The NYPD dataset grew out of Rudy Giuliani's Compstat initiative introduced in 1994. This initiative enforced a statistically-driven approach to crime-reduction; since its inception, all criminal offenses have been logged in a central database, along with relevant data on geographical location, offense type, and time. These data are further grouped by precinct. Datasets are updated weekly, providing impressive granularity and access to New York's crime trends. The currently available data span from 2000 to 2016.
ACS is a nationwide demographic survey conducted by the United States Census Bureau, which was founded in 2005 out of a need for annually aggregated household data. The ACS contacts approximately 3.5 million households per year and presents the data in an open-source, easily accessible format. Data are gathered on multiple categories, including income, education, and ethnic information. High geographic resolution has also been recently introduced by the Census Bureau in the form of Public Use Microdata Areas (PUMAs), which in essence are census blocks. Interestingly, these blocks do not correspond to any other geographic delineation.
Vision and Limitations of Data
My initial vision was to unify the NYPD and ACS datasets. In doing so I would construct a longitudinal study comparing demographic data with crime rate, grouped by geographic sub-areas within New York City.
Ideally, I would have tried to analyze the initial decline in crime rate which occurred throughout the late 80s and 90s. The criminal offense data were either not available online or were not recorded altogether. Thus any study seeking to use NYPD data could only feasibly catch the tail-end of the crime decline, from 2000 on.
I ran into further limitations with the ACS data. While nationwide New York ACS data are available online from 2000, data standardized into PUMA are not available until 2011. Any longitudinal study, combining NYPD and ACS data grouped by geography, could then only take in years 2011 or after.
But the most serious limitation came when I discovered that the geodata I had been using could not be overlaid on top of each other on my data visualization. And while it was indeed possible to collate the data in a different format, the problem was discovered too close to the project deadline to make a change.
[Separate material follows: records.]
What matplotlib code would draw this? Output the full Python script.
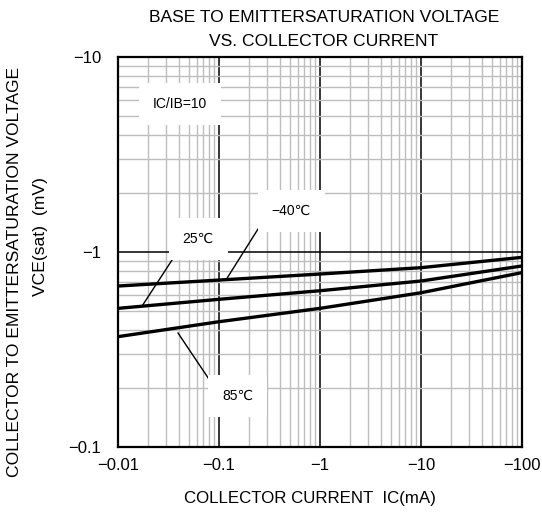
import numpy as np
import matplotlib
matplotlib.use("Agg")
import matplotlib.pyplot as plt
from matplotlib.ticker import FixedLocator, FixedFormatter, LogLocator, NullFormatter

plt.rcParams['font.family'] = ['Liberation Sans', 'DejaVu Sans']

# collector current IC (mA, magnitude) and VCE(sat) (mV, magnitude)
ic = [0.01, 0.1, 1, 10, 100]
vce_m40 = [0.669, 0.718, 0.771, 0.831, 0.939]
vce_25 = [0.514, 0.572, 0.633, 0.710, 0.848]
vce_85 = [0.368, 0.439, 0.514, 0.618, 0.784]

x_ticks = [0.01, 0.1, 1, 10, 100]
x_labels = ['\u22120.01', '\u22120.1', '\u22121', '\u221210', '\u2212100']
y_ticks = [0.1, 1, 10]
y_labels = ['\u22120.1', '\u22121', '\u221210']

fig = plt.figure(figsize=(5.42, 5.15), dpi=100)
ax = fig.add_axes([118/542, 68/515, 404/542, 390/515])
ax.set_xscale('log')
ax.set_yscale('log')
ax.set_xlim(0.01, 100)
ax.set_ylim(0.1, 10)

# grid: gray minor, black major
ax.set_axisbelow(True)
ax.xaxis.set_major_locator(FixedLocator(x_ticks))
ax.xaxis.set_major_formatter(FixedFormatter(x_labels))
ax.yaxis.set_major_locator(FixedLocator(y_ticks))
ax.yaxis.set_major_formatter(FixedFormatter(y_labels))
ax.xaxis.set_minor_locator(LogLocator(base=10, subs=np.arange(2, 10)))
ax.yaxis.set_minor_locator(LogLocator(base=10, subs=np.arange(2, 10)))
ax.xaxis.set_minor_formatter(NullFormatter())
ax.yaxis.set_minor_formatter(NullFormatter())
ax.grid(True, which='minor', color='#bdbdbd', lw=1.0)
ax.grid(True, which='major', color='black', lw=1.1)
ax.tick_params(which='both', length=0)
ax.tick_params(axis='y', pad=12, labelsize=12)
ax.tick_params(axis='x', pad=8, labelsize=12)
for s in ax.spines.values():
    s.set_linewidth(1.6)

# curves
for v in (vce_m40, vce_25, vce_85):
    ax.plot(ic, v, color='black', lw=2.4, zorder=3)

# labels with leader lines
box = dict(facecolor='white', edgecolor='none', pad=10)
ax.text(0.041, 5.74, 'IC/IB=10', fontsize=10, ha='center', va='center', bbox=box, zorder=4)
ax.text(0.52, 1.62, '\u221240\u2103', fontsize=10, ha='center', va='center', bbox=box, zorder=4)
ax.text(0.062, 1.166, '25\u2103', fontsize=10, ha='center', va='center', bbox=box, zorder=4)
ax.text(0.154, 0.183, '85\u2103', fontsize=10, ha='center', va='center', bbox=box, zorder=4)
ax.plot([0.243, 0.117], [1.31, 0.718], color='black', lw=1.0, zorder=3)
ax.plot([0.0375, 0.0173], [0.977, 0.528], color='black', lw=1.0, zorder=3)
ax.plot([0.0393, 0.087], [0.384, 0.208], color='black', lw=1.0, zorder=3)

fig.text(324/542, 1 - 18/515, 'BASE TO EMITTERSATURATION VOLTAGE', ha='center', va='center', fontsize=12.6)
fig.text(324/542, 1 - 42/515, 'VS. COLLECTOR CURRENT', ha='center', va='center', fontsize=12.6)
fig.text(15/542, 1 - 272/515, 'COLLECTOR TO EMITTERSATURATION VOLTAGE', rotation=90,
         ha='center', va='center', fontsize=12.6)
fig.text(40/542, 1 - 236/515, 'VCE(sat)  (mV)', rotation=90, ha='center', va='center', fontsize=12.6)
fig.text(310/542, 1 - 499/515, 'COLLECTOR CURRENT  IC(mA)', ha='center', va='center', fontsize=12.2)

fig.savefig('out.png', dpi=100)
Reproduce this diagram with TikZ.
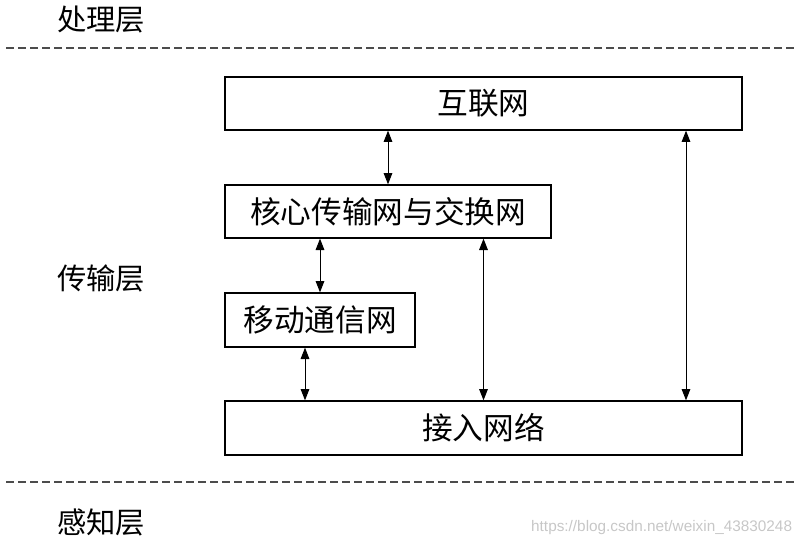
\documentclass[tikz,border=0pt]{standalone}
\usepackage{fontspec}
\setmainfont{Noto Sans CJK SC}
\newfontfamily\wmfont{Liberation Sans}
\usetikzlibrary{arrows.meta}

\begin{document}
\begin{tikzpicture}[x=0.75pt,y=-0.75pt,<->,>={Triangle[length=8.5pt,width=6.5pt]},
		line width=0.75pt,
		box/.style={rectangle,draw,line width=1pt,inner sep=0pt,font=\fontsize{23pt}{27pt}\selectfont},
		layer/.style={font=\fontsize{22pt}{26pt}\selectfont},
		sep/.style={-,dash pattern=on 6pt off 3pt,line width=0.9pt,black!70}]

		\useasboundingbox (0,0) rectangle (802,549);

		\node[layer] (a) at (101,20) {处理层};
		\node[layer] (b) at (101,278) {传输层};
		\node[layer] (c) at (101,522) {感知层};

		\draw[sep] (6,48) -- (797,48);
		\draw[sep] (6,482) -- (797,482);

		\node[box,minimum width=387.75pt,minimum height=39.75pt] (1) at (483.5,103.5) {互联网};
		\node[box,minimum width=244.5pt,minimum height=39.75pt] (2) at (388,211.5) {核心传输网与交换网};
		\node[box,minimum width=142.5pt,minimum height=40.5pt] (3) at (320,320) {移动通信网};
		\node[box,minimum width=387.75pt,minimum height=40.5pt] (4) at (483.5,428) {接入网络};

		\coordinate (r) at (686,0);

		\path (2.north) edge (2.north |- 1.south)
		(3.north) edge (3.north |- 2.south)
		([xshift=-11.25pt]3.south) edge ([xshift=-11.25pt]3.south |- 4.north)
		(4.north) edge (4.north |- 2.south)
		(r |- 4.north) edge (r |- 1.south);

		\node[anchor=east,text=black!22,font=\wmfont\fontsize{11.5pt}{13pt}\selectfont] (wm) at (797,528) {https://blog.csdn.net/weixin\_43830248};
	\end{tikzpicture}
\end{document}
When I revisit this project, I will seek to rectify this problem and give the visualization the treatment it deserves.
Ultimately, I could not combine the data geographically, and I could not compare the datasets directly. But I decided that I could construct two separate studies and qualitatively assess the impact of certain variables. What you see below is an amalgamation of two different data visualization studies: a longitudinal study of crime in New York grouped by NYPD precinct, and a demographic snapshot of the city grouped by ACS PUMA.
Data Visualization
My first goal was to visualize crime and demographic data in a choropleth map. Below you can see each precinct color coded by crime rate (with a drop-down menu allowing selections between different types of crime [i.e. major felonies, minor felonies, misdemeanors, and violations], and a slider allowing selection of different years from 2000 to 2016). Figure 1.1 depicts the former, and showcases the hover-over function I implemented into the map.
Figure 1.2 is another close-up of the crime data choropleth. Data generally hold up with commonly-held assumptions: deep Brooklyn and the Bronx exhibit high rates of crime. An interesting outlier is New York's midtown and NoHo regions, where crime rates fall into the highest crime rate bucket. I could not glean a reason from the data that I had, but it presents an interesting problem for future analysis, should I revisit the data. |
Highest Crime Rates
My next step was to go through the same process, but with the ACS data. Figures 1.3 and 1.4 depict the same process, but with PUMAs instead of NYPD precincts. You will notice that areas of high crime (i.e. The Bronx and South Brooklyn) from Figures 1.1 and 1.2 roughly tend to correlate with areas of high unemployment and high labor force disengagement, with the exception of mid-town Manhattan. The outer edges of New York proper also exhibit high rates of labor force disengagement. I posit this is due to the outskirts being a more suitable residential area for the retired and family-rearing population, a trend we see in suburban commuters.
Crimes
My second goal was to construct a handful of graphs which visually represented the data and exposed interesting bi-variate trends. I first confirmed that the New York crime rate had indeed dropped significantly (see Figure 2.1). What's astounding is that since the turn of the millennium, the city-wide crime rate dropped from just under 250,000 offenses per year to a little above 150,000 offenses per year, almost a 40% decrease since the beginning of the NYPD data set. Some inter-borough disparities in crime volume can be explained by each borough's population size, with Brooklyn having by far the largest population. But in hindsight, a similar graph adjusting for population size would have been interesting to ponder.
Note: Staten Island data were incomplete from the dataset between 2000 and 2012 and an executive decision was made to disqualify these years
I next looked at income bracket distributions throughout the city to see if income correlated with crime rate. Not surprisingly, in 2015, Manhattan had the most number of families that made more than $200,000 a year. The Bronx stands apart with the most number of households with the least amount of income, and the least number of households with a high amount of income. Brooklyn exhibits a similar pattern, with a bolstered right tail, probably due to the gentrification of neighborhoods such as Williamsburg and Brooklyn Heights. Qualitatively, neighborhoods with fewer rich households in proportion to poor households seem to have a higher crime rate.
Median Income vs Unemployment
Finally, I plot mean and median income against unemployment rate. We can see that there is a relatively strong correlation between the two variables.